:: RECORDS FOR THIS EXERCISE ::
(begin)
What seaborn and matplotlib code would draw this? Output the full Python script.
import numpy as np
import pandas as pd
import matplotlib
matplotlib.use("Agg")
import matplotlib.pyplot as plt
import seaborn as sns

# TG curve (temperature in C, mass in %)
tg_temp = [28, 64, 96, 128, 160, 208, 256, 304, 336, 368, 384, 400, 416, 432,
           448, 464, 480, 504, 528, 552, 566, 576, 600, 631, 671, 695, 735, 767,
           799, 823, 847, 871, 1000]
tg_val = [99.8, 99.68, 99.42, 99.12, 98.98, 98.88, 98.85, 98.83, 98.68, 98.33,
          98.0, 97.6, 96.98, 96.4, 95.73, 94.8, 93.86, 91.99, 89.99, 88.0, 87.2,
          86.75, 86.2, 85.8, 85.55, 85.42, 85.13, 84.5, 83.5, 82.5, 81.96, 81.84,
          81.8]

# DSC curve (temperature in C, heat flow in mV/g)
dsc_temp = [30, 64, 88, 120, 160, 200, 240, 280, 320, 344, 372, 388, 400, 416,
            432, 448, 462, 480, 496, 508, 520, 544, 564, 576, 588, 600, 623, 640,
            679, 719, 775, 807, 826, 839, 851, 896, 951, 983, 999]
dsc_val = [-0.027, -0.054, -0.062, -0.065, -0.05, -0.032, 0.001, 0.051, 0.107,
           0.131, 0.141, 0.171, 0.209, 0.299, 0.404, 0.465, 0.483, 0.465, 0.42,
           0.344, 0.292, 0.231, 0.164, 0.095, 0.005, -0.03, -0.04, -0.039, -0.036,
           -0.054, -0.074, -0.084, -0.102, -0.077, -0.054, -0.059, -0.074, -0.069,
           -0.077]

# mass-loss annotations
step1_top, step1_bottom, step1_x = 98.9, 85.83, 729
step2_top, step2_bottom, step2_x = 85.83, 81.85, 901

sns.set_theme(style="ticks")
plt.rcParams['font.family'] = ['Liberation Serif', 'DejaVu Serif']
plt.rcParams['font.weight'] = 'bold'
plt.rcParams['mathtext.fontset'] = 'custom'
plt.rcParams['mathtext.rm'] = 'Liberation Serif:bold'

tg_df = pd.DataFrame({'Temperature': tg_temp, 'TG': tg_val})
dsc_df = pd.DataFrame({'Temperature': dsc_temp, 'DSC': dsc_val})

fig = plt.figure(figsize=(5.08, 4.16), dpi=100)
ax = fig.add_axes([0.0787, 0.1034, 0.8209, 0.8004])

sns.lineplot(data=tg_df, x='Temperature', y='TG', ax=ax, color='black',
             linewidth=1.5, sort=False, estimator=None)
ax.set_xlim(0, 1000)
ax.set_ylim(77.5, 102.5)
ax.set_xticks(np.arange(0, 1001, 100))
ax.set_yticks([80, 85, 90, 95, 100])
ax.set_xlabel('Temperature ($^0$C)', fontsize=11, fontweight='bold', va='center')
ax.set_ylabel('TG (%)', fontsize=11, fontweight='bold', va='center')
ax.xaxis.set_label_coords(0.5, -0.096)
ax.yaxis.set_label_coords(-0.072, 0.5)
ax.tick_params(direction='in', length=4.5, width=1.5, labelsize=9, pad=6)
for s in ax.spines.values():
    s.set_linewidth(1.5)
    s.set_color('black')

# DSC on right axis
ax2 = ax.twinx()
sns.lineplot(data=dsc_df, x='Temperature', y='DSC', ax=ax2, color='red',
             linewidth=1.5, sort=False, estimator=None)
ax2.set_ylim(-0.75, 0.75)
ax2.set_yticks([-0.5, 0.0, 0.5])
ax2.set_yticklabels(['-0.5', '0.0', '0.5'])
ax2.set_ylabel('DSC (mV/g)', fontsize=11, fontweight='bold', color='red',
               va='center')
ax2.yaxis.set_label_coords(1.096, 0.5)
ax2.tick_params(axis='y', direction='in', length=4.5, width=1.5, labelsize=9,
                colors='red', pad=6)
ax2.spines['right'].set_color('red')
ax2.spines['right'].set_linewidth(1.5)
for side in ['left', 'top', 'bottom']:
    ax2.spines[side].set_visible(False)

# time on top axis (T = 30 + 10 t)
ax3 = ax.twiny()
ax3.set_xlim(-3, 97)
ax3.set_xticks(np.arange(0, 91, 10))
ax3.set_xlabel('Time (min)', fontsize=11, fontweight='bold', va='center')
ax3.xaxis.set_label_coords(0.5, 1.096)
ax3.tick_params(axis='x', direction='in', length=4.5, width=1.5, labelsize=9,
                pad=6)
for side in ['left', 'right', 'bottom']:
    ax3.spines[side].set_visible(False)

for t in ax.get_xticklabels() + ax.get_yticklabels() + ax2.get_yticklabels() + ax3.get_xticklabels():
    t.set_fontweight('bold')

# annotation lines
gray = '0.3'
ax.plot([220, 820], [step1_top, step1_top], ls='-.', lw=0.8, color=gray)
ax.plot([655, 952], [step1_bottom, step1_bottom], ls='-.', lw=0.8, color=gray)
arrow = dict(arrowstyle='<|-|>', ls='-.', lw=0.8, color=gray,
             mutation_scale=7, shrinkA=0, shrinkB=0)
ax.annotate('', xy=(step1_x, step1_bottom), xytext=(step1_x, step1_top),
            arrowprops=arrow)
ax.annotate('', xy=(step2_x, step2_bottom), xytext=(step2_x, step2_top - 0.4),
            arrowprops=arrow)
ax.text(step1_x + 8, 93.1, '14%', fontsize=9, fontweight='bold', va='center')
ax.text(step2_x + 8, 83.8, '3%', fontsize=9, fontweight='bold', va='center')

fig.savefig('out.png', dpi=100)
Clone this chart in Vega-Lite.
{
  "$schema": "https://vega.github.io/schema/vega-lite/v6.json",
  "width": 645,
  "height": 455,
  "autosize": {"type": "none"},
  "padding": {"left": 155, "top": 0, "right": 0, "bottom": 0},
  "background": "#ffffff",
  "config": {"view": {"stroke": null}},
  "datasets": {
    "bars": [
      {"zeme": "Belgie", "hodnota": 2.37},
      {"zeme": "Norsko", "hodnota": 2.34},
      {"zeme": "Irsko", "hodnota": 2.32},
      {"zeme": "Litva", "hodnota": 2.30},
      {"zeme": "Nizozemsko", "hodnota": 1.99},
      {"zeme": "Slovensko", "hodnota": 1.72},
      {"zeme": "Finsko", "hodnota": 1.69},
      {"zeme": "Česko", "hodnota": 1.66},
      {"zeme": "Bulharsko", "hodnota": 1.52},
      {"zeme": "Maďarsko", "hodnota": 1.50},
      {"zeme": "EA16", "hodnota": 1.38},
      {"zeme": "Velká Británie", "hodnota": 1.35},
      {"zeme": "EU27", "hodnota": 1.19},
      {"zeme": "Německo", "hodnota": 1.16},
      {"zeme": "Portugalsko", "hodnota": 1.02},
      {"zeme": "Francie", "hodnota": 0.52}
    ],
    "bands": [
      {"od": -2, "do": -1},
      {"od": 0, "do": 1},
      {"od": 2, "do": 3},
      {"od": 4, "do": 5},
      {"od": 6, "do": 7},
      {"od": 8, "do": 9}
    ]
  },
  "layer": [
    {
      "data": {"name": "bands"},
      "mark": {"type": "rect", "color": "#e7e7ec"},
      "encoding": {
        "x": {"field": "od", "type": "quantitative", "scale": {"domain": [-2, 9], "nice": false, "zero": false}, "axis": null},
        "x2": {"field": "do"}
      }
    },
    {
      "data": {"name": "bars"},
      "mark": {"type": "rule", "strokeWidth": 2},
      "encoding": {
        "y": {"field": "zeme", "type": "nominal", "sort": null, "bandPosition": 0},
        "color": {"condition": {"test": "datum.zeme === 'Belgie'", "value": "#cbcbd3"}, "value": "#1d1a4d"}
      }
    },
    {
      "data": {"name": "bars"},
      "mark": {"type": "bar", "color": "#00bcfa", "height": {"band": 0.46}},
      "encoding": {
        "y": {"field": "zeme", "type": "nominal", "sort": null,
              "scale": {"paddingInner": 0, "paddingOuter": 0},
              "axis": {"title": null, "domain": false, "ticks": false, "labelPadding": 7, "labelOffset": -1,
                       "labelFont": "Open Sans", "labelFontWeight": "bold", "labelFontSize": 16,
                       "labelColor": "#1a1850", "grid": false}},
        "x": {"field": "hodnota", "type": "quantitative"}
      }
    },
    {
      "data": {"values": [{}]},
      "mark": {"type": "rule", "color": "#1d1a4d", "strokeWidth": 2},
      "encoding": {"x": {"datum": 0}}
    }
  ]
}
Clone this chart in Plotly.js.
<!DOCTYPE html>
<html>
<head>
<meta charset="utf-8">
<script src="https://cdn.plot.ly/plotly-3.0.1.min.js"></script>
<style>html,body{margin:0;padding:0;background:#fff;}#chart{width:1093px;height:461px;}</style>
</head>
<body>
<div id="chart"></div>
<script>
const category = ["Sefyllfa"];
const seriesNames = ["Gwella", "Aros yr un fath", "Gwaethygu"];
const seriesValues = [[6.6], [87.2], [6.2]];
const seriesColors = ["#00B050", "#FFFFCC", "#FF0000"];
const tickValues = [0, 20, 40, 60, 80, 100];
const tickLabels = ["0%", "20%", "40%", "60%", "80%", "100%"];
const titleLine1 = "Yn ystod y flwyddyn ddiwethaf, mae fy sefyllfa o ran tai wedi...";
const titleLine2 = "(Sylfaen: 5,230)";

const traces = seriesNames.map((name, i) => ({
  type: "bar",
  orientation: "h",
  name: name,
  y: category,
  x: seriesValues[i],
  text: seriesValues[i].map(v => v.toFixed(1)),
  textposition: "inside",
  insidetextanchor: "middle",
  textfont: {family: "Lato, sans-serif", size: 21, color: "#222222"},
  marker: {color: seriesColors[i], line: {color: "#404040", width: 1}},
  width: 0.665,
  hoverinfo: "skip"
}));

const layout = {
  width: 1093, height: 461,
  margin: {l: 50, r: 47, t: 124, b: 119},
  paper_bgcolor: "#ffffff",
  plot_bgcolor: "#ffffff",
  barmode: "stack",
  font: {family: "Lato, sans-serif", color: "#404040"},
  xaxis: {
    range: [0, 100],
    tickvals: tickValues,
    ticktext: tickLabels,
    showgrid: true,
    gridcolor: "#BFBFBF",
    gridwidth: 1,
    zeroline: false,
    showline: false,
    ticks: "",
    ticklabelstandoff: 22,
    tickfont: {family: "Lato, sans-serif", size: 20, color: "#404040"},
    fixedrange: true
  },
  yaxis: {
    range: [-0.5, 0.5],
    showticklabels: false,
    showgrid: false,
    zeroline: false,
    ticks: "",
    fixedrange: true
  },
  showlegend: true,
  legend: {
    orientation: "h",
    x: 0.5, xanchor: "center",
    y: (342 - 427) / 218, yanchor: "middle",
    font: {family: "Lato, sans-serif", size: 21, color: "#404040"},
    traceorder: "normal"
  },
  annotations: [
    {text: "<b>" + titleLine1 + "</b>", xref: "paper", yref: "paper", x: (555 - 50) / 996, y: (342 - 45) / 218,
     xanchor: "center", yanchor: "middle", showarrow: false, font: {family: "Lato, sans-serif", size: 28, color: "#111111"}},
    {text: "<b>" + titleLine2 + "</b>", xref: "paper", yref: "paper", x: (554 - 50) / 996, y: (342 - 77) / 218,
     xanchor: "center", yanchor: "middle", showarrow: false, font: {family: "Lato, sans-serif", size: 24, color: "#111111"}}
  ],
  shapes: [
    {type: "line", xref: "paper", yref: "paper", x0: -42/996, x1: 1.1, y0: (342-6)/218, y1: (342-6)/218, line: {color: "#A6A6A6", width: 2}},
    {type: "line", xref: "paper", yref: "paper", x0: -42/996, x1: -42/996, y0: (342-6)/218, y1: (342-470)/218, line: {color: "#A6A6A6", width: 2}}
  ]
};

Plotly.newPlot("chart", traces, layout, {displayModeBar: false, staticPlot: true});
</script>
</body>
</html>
(end)
Without changing anything, quote the lines from the top of the data to the line that contains "import seaborn as sns", including that line.

:: TASK RESPONSE ::
What seaborn and matplotlib code would draw this? Output the full Python script.
import numpy as np
import pandas as pd
import matplotlib
matplotlib.use("Agg")
import matplotlib.pyplot as plt
import seaborn as sns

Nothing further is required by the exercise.